(Data items)
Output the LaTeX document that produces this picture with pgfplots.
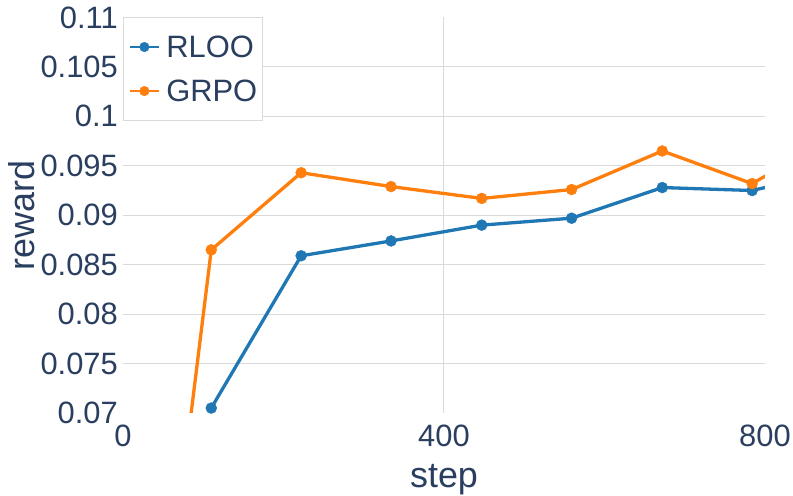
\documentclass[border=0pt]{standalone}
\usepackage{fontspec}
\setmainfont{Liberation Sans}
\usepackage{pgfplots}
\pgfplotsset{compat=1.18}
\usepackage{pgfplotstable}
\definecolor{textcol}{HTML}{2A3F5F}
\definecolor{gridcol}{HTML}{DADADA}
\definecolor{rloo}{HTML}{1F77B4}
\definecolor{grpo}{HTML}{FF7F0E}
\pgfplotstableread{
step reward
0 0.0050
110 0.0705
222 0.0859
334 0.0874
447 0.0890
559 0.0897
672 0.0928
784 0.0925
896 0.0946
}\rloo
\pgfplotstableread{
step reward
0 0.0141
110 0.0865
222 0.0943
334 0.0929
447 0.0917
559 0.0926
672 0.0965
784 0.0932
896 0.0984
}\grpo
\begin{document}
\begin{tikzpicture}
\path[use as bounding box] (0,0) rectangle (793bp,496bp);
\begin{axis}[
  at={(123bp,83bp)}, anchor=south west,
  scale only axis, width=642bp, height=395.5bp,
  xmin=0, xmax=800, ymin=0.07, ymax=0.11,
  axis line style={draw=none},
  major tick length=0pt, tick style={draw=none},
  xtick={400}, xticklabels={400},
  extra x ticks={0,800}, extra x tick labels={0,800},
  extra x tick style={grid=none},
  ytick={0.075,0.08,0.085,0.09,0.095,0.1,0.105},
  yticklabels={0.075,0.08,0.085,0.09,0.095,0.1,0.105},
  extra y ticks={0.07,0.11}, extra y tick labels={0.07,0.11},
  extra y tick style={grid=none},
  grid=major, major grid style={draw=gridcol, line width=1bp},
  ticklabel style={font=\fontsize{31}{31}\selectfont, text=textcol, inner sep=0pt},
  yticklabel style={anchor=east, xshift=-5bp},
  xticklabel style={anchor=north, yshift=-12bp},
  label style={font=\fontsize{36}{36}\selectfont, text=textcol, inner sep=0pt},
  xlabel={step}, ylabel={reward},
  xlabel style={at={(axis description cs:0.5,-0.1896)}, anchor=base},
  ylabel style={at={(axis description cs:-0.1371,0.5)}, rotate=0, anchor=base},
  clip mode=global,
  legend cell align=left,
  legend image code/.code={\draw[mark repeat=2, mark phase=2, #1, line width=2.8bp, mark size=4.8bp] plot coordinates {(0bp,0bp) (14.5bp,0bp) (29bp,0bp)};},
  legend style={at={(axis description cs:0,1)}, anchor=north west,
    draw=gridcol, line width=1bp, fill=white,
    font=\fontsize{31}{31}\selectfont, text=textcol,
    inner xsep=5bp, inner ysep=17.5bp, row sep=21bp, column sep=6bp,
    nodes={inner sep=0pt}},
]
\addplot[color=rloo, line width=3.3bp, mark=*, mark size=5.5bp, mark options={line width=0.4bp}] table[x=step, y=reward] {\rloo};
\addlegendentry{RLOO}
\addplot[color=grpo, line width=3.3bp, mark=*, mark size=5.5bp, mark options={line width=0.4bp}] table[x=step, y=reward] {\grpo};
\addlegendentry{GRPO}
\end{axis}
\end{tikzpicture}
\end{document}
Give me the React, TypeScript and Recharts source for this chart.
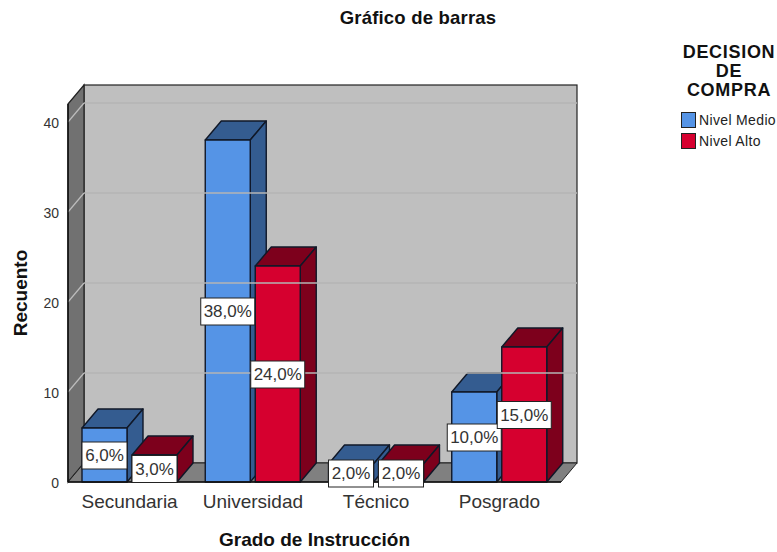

▶ _THE EXERCISE_:
Pictures are excluded; copy all other data exactly as shown.

▶ _EXERCISE OUTPUT_:
Output the LaTeX document that produces this picture with pgfplots.
\documentclass[border=0pt]{standalone}
\usepackage{fontspec}
\setmainfont{Liberation Sans}
\usepackage{pgfplots}
\pgfplotsset{compat=1.18}
\usepackage{pgfplotstable}
\definecolor{textcol}{HTML}{2A3F5F}
\definecolor{gridcol}{HTML}{DADADA}
\definecolor{rloo}{HTML}{1F77B4}
\definecolor{grpo}{HTML}{FF7F0E}
\pgfplotstableread{
step reward
0 0.0050
110 0.0705
222 0.0859
334 0.0874
447 0.0890
559 0.0897
672 0.0928
784 0.0925
896 0.0946
}\rloo
\pgfplotstableread{
step reward
0 0.0141
110 0.0865
222 0.0943
334 0.0929
447 0.0917
559 0.0926
672 0.0965
784 0.0932
896 0.0984
}\grpo
\begin{document}
\begin{tikzpicture}
\path[use as bounding box] (0,0) rectangle (793bp,496bp);
\begin{axis}[
  at={(123bp,83bp)}, anchor=south west,
  scale only axis, width=642bp, height=395.5bp,
  xmin=0, xmax=800, ymin=0.07, ymax=0.11,
  axis line style={draw=none},
  major tick length=0pt, tick style={draw=none},
  xtick={400}, xticklabels={400},
  extra x ticks={0,800}, extra x tick labels={0,800},
  extra x tick style={grid=none},
  ytick={0.075,0.08,0.085,0.09,0.095,0.1,0.105},
  yticklabels={0.075,0.08,0.085,0.09,0.095,0.1,0.105},
  extra y ticks={0.07,0.11}, extra y tick labels={0.07,0.11},
  extra y tick style={grid=none},
  grid=major, major grid style={draw=gridcol, line width=1bp},
  ticklabel style={font=\fontsize{31}{31}\selectfont, text=textcol, inner sep=0pt},
  yticklabel style={anchor=east, xshift=-5bp},
  xticklabel style={anchor=north, yshift=-12bp},
  label style={font=\fontsize{36}{36}\selectfont, text=textcol, inner sep=0pt},
  xlabel={step}, ylabel={reward},
  xlabel style={at={(axis description cs:0.5,-0.1896)}, anchor=base},
  ylabel style={at={(axis description cs:-0.1371,0.5)}, rotate=0, anchor=base},
  clip mode=global,
  legend cell align=left,
  legend image code/.code={\draw[mark repeat=2, mark phase=2, #1, line width=2.8bp, mark size=4.8bp] plot coordinates {(0bp,0bp) (14.5bp,0bp) (29bp,0bp)};},
  legend style={at={(axis description cs:0,1)}, anchor=north west,
    draw=gridcol, line width=1bp, fill=white,
    font=\fontsize{31}{31}\selectfont, text=textcol,
    inner xsep=5bp, inner ysep=17.5bp, row sep=21bp, column sep=6bp,
    nodes={inner sep=0pt}},
]
\addplot[color=rloo, line width=3.3bp, mark=*, mark size=5.5bp, mark options={line width=0.4bp}] table[x=step, y=reward] {\rloo};
\addlegendentry{RLOO}
\addplot[color=grpo, line width=3.3bp, mark=*, mark size=5.5bp, mark options={line width=0.4bp}] table[x=step, y=reward] {\grpo};
\addlegendentry{GRPO}
\end{axis}
\end{tikzpicture}
\end{document}
Give me the React, TypeScript and Recharts source for this chart.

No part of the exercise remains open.